-------- TASK DATA

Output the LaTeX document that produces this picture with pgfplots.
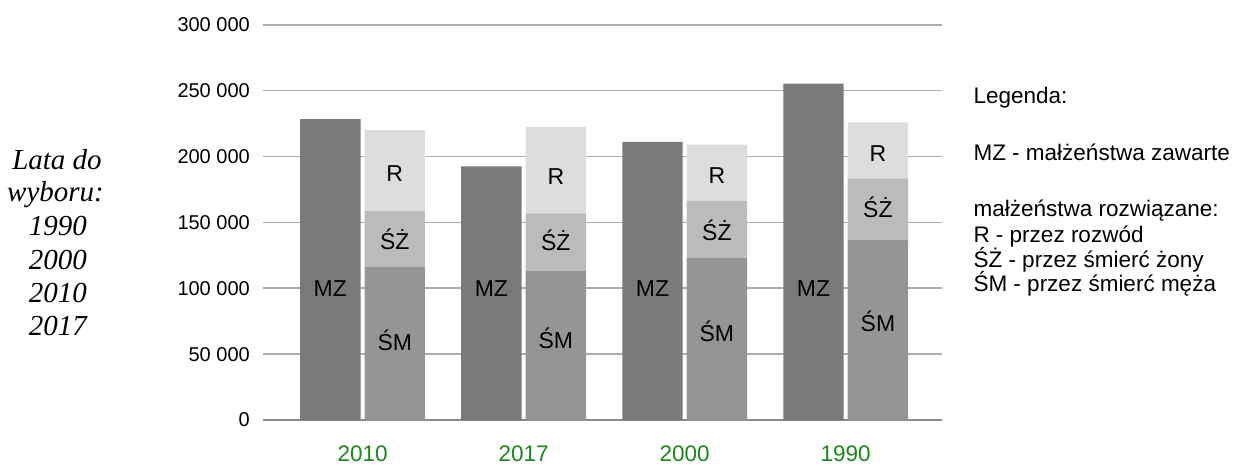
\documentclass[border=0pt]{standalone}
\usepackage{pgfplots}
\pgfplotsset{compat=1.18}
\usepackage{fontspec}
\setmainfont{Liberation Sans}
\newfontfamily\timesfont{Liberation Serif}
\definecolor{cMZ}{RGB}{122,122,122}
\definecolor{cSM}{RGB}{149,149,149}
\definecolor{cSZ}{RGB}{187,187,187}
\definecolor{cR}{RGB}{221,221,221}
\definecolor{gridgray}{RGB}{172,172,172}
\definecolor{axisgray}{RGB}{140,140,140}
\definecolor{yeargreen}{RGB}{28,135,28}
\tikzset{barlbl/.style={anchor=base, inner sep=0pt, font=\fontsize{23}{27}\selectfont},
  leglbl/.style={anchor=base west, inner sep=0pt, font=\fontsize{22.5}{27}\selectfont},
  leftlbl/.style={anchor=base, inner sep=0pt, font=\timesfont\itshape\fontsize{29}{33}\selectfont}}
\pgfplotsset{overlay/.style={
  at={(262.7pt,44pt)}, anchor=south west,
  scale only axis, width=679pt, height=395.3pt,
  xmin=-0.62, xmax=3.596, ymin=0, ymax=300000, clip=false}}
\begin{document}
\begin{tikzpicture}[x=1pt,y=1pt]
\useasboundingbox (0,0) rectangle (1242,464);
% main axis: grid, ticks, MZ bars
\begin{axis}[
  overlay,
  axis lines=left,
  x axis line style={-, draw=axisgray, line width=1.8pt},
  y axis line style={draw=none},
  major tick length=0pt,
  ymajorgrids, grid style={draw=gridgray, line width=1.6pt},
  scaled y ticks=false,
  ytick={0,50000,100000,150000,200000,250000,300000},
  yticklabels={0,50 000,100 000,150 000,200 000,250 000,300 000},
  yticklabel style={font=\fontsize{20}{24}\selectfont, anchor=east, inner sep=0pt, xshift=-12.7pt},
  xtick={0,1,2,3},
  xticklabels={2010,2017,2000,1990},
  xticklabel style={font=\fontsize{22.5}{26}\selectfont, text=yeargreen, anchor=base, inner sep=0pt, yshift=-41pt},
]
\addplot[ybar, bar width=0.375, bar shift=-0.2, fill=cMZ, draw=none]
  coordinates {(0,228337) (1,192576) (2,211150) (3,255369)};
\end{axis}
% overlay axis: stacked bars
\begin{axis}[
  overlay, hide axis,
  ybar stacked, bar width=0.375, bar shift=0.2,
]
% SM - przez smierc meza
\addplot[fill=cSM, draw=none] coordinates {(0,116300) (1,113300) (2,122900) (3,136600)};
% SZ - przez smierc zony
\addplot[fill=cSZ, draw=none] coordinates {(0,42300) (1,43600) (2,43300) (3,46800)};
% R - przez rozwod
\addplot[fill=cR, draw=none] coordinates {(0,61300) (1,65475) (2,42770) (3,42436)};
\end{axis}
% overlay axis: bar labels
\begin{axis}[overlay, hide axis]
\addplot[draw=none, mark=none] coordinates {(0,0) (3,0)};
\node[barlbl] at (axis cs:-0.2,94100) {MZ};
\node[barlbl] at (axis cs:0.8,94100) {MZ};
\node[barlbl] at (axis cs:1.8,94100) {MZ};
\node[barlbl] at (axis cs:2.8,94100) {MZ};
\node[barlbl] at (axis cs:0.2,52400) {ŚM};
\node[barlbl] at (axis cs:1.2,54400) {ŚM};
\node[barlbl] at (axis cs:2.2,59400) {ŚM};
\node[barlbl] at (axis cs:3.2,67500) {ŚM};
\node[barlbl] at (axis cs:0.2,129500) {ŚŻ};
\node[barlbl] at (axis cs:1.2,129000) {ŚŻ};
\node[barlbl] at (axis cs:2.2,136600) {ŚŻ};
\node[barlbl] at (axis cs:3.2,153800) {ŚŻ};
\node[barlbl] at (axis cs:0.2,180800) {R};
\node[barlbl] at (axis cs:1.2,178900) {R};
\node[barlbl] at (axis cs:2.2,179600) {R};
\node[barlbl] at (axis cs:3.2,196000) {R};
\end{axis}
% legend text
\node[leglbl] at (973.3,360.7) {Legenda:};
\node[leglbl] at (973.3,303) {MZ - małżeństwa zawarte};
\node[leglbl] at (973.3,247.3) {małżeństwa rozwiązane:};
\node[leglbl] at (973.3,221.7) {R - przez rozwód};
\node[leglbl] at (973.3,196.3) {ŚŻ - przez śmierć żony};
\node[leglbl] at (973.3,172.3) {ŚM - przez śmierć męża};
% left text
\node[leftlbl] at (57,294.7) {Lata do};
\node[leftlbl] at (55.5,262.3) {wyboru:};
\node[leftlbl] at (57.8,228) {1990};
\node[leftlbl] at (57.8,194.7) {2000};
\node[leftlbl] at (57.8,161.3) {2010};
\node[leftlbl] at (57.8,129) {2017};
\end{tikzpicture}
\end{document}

----------------
-------- TASK DATA

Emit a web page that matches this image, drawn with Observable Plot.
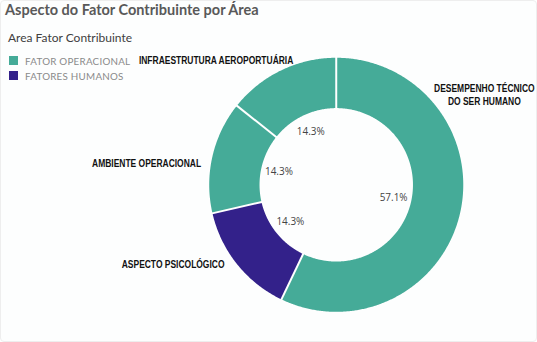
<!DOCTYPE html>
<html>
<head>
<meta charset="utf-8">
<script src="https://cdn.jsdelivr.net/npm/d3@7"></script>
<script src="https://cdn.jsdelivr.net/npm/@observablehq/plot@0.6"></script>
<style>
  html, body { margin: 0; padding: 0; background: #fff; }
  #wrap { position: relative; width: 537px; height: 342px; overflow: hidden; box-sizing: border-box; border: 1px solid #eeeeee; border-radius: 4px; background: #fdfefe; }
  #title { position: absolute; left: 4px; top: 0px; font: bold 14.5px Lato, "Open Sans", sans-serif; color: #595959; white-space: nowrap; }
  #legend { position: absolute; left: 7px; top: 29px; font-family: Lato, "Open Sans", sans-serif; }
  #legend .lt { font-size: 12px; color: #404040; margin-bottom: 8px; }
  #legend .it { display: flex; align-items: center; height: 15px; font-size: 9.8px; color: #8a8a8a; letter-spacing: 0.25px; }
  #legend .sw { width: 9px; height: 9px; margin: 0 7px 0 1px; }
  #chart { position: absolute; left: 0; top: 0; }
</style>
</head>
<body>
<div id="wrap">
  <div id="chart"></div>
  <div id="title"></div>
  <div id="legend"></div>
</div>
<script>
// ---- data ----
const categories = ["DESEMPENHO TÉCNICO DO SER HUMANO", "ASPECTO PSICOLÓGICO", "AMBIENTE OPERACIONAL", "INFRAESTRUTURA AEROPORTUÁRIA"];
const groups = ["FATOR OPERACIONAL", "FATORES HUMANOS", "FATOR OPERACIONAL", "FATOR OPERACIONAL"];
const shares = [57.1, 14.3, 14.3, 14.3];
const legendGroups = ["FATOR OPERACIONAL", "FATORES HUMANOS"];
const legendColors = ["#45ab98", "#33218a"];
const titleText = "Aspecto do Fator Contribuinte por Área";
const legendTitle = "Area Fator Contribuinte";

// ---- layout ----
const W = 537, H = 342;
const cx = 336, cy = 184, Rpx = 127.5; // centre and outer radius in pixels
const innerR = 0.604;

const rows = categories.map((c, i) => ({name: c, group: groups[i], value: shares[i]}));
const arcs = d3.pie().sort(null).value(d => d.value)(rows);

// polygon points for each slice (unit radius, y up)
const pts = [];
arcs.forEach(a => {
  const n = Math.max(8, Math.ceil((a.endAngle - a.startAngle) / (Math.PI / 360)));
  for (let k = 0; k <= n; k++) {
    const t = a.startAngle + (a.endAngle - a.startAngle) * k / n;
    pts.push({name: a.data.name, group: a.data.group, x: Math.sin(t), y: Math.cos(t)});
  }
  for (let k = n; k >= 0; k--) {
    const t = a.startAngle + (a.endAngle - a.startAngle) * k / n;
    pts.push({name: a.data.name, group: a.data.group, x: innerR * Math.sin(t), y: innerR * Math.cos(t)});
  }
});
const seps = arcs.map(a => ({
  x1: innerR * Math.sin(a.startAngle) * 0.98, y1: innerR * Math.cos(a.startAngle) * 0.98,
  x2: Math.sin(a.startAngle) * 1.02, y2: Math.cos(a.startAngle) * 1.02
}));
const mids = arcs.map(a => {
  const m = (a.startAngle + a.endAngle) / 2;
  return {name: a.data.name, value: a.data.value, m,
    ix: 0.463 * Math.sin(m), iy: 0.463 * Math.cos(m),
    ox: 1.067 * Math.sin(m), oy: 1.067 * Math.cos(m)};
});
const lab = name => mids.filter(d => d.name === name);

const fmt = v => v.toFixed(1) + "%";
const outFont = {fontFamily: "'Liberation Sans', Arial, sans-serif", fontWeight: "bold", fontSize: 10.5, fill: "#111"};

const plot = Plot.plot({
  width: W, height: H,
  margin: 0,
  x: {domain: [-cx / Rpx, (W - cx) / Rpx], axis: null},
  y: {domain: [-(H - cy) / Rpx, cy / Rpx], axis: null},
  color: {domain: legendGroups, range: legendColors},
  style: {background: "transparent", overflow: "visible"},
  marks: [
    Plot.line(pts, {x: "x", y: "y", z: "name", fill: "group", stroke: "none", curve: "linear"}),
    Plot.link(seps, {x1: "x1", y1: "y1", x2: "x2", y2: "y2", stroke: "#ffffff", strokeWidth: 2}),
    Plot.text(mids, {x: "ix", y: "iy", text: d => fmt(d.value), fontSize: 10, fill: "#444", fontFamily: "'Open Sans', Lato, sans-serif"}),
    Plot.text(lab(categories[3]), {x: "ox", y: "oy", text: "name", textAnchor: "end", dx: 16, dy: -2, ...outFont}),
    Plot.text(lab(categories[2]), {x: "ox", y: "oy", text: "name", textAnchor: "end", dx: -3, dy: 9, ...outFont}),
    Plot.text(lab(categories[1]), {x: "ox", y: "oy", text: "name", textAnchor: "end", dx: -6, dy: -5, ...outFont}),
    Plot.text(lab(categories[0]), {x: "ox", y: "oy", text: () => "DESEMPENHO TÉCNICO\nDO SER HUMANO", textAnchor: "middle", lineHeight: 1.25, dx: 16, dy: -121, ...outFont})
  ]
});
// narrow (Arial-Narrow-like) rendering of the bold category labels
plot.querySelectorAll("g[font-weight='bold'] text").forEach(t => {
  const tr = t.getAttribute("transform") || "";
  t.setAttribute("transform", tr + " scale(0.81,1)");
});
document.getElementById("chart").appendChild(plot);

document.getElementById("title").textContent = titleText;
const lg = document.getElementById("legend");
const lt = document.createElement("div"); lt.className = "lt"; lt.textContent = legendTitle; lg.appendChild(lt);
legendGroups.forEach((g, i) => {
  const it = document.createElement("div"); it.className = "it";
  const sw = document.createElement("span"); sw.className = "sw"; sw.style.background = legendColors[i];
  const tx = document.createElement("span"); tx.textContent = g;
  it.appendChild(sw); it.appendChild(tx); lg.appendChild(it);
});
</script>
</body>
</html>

----------------
-------- TASK DATA

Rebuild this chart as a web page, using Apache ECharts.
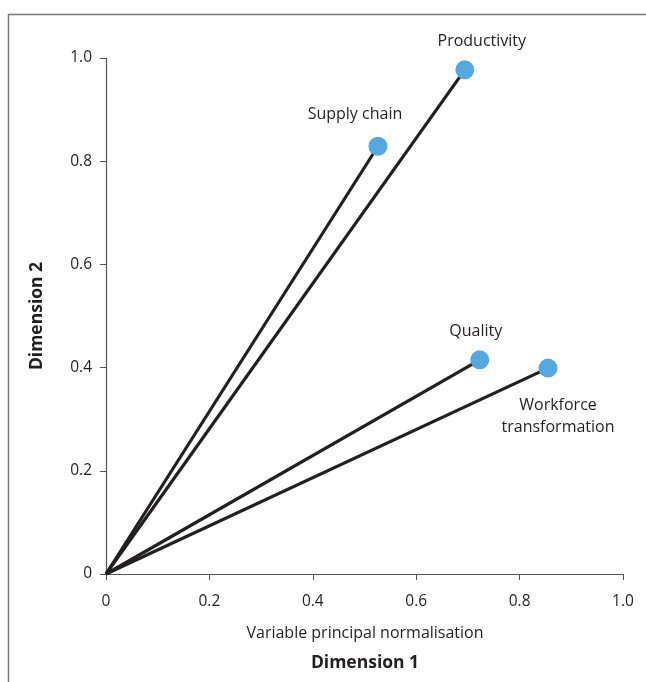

----------------

__STATED TASK__. Identify every line above with the string "that" in it. Copy those lines.

__RESULT BELOW__.
Output the LaTeX document that produces this picture with pgfplots.
Emit a web page that matches this image, drawn with Observable Plot.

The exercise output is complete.